Pierre Coffin, ‘Minions & Monsters’ Director: The way I Do The Minion Voices Is Simple And Complicated At The Same Time (EXCLUSIVE)

When “Despicable Me” first hit theaters in 2010, the world was introduced to Gru, a supervillain with a plot to steal the moon. But while audiences came for the high-stakes villainy, they completely fell in love with a tiny, yellow, denim-clad army: the Minions.

Fast forward to today, and the franchise is shifting gears with the highly anticipated “Minions & Monsters”, releasing this week. While the mainline “Despicable Me” films are grounded in Gru’s human family dynamics and tech-savvy heists, “Minions & Monsters” dives headfirst into pure, chaotic fantasy, pitting the beloved sidekicks against a wild new realm of mythical creatures.

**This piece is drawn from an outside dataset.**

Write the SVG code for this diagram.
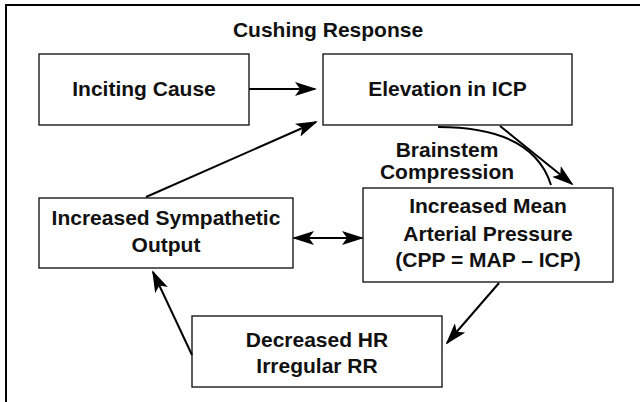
<svg xmlns="http://www.w3.org/2000/svg" width="640" height="402" viewBox="0 0 640 402">
<defs>
<style>
.box{fill:#fff;stroke:#1a1a1a;stroke-width:1.4}
.t{font-family:"Liberation Sans",Arial,sans-serif;font-weight:bold;font-size:21px;fill:#111;text-anchor:middle}
.c{fill:none;stroke:#000;stroke-width:2}
</style>
<marker id="ah" markerUnits="userSpaceOnUse" markerWidth="22" markerHeight="14" viewBox="0 0 22 14" refX="20" refY="7" orient="auto-start-reverse">
<path d="M0,0 L22,7 L0,14 L5,7 Z" fill="#000"/>
</marker>
</defs>
<rect width="640" height="402" fill="#fff"/>
<path d="M6,402 V5 H640" fill="none" stroke="#000" stroke-width="2"/>
<text class="t" x="328" y="37">Cushing Response</text>
<g id="inciting">
<rect class="box" x="39" y="54" width="210" height="71"/>
<text class="t" x="144" y="96">Inciting Cause</text>
</g>
<g id="elevation">
<rect class="box" x="323" y="54" width="249" height="71"/>
<text class="t" x="447.5" y="96">Elevation in ICP</text>
</g>
<g id="sympathetic">
<rect class="box" x="39" y="198" width="254" height="70"/>
<text class="t" x="166" y="225">Increased Sympathetic</text>
<text class="t" x="166" y="252">Output</text>
</g>
<g id="map">
<rect class="box" x="363" y="188" width="250" height="94"/>
<text class="t" x="488" y="213">Increased Mean</text>
<text class="t" x="488" y="241">Arterial Pressure</text>
<text class="t" x="488" y="267">(CPP = MAP – ICP)</text>
</g>
<g id="decreased">
<rect class="box" x="192" y="316" width="250" height="71"/>
<text class="t" x="317" y="347">Decreased HR</text>
<text class="t" x="317" y="373">Irregular RR</text>
</g>
<g id="connectors">
<line class="c" x1="249" y1="89" x2="315" y2="89" marker-end="url(#ah)"/>
<line class="c" x1="146" y1="197" x2="316" y2="122" marker-end="url(#ah)"/>
<line class="c" x1="500" y1="126" x2="572" y2="184" marker-end="url(#ah)"/>
<path class="c" d="M438,127 C490,127 537,140 551,185"/>
<text class="t" x="447" y="157">Brainstem</text>
<text class="t" x="447" y="179">Compression</text>
<line class="c" x1="294" y1="238" x2="362" y2="238" marker-start="url(#ah)" marker-end="url(#ah)"/>
<line class="c" x1="499" y1="283" x2="447" y2="343" marker-end="url(#ah)"/>
<line class="c" x1="192" y1="355" x2="153" y2="272" marker-end="url(#ah)"/>
</g>
</svg>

At the helm of this new adventure is Pierre Coffin, the franchise veteran who has directed multiple “Despicable Me” and “Minions” films and has voiced the iconic yellow creatures since their debut. Once again, the movie relies entirely on the Minions' uncanny ability to carry a film without speaking a single word of a real language. Instead, they speak "Minionese."fr

So, how exactly do you invent a dialect that is total nonsense yet universally understood? The secret recipe is a mix of happy accidents, vocal pitching, and a deep understanding of human emotion.

You might assume a massive studio like Illumination Entertainment hired a team of high-priced linguists to craft the Minions' unique dialogue. In reality, it all started with Coffin messing around in a recording booth over a decade ago.

“The way I do the Minion voices is simple and complicated at the same time,” Coffin says. “When we began working on the first ‘Despicable Me’, I was not approaching it like a sound engineer or a technician. I started doing the voices myself because we did not yet know exactly what the words should be or how the language should work."

Rather than overthinking the mechanics of a fictional language, Coffin relied heavily on the visual cues provided by the animators to find the soul of the characters.

"I would look at the Minions’ expressions, imagine what they were trying to say, pitch my own voice up and test it against the animation. Over time, that became the Minion voice.”

While “Despicable Me” relies on clever dialogue and a star-studded voice cast to push its narrative forward, the Minions operate on a completely different frequency—a fact that takes center stage in ‘Minions & Monsters’. For Coffin, creating Minionese wasn't about building a strict dictionary; it was about mastering the art of delivery.

“The most important thing is that the audience understands the intention without needing the words to make literal sense,” Coffin says. “The melody of the voice, the rhythm, the body language and the situation all have to work together."

By pulling random words from various global languages—blending snippets of French, English, Spanish, Italian, and, of course, plenty of food words like "baba-nana"—Coffin crafted a dialect that belongs to everyone and no one at the same time.

"I wanted Minionese to feel recognizable without belonging to one country or one language. The words can sound familiar, but they do not need to translate directly. If a Minion is asking a question, telling a joke or saying something with complete confidence, the audience should understand that.”

It turns out you don't need a translator to understand a Minion; you just need to listen to the music of their madness.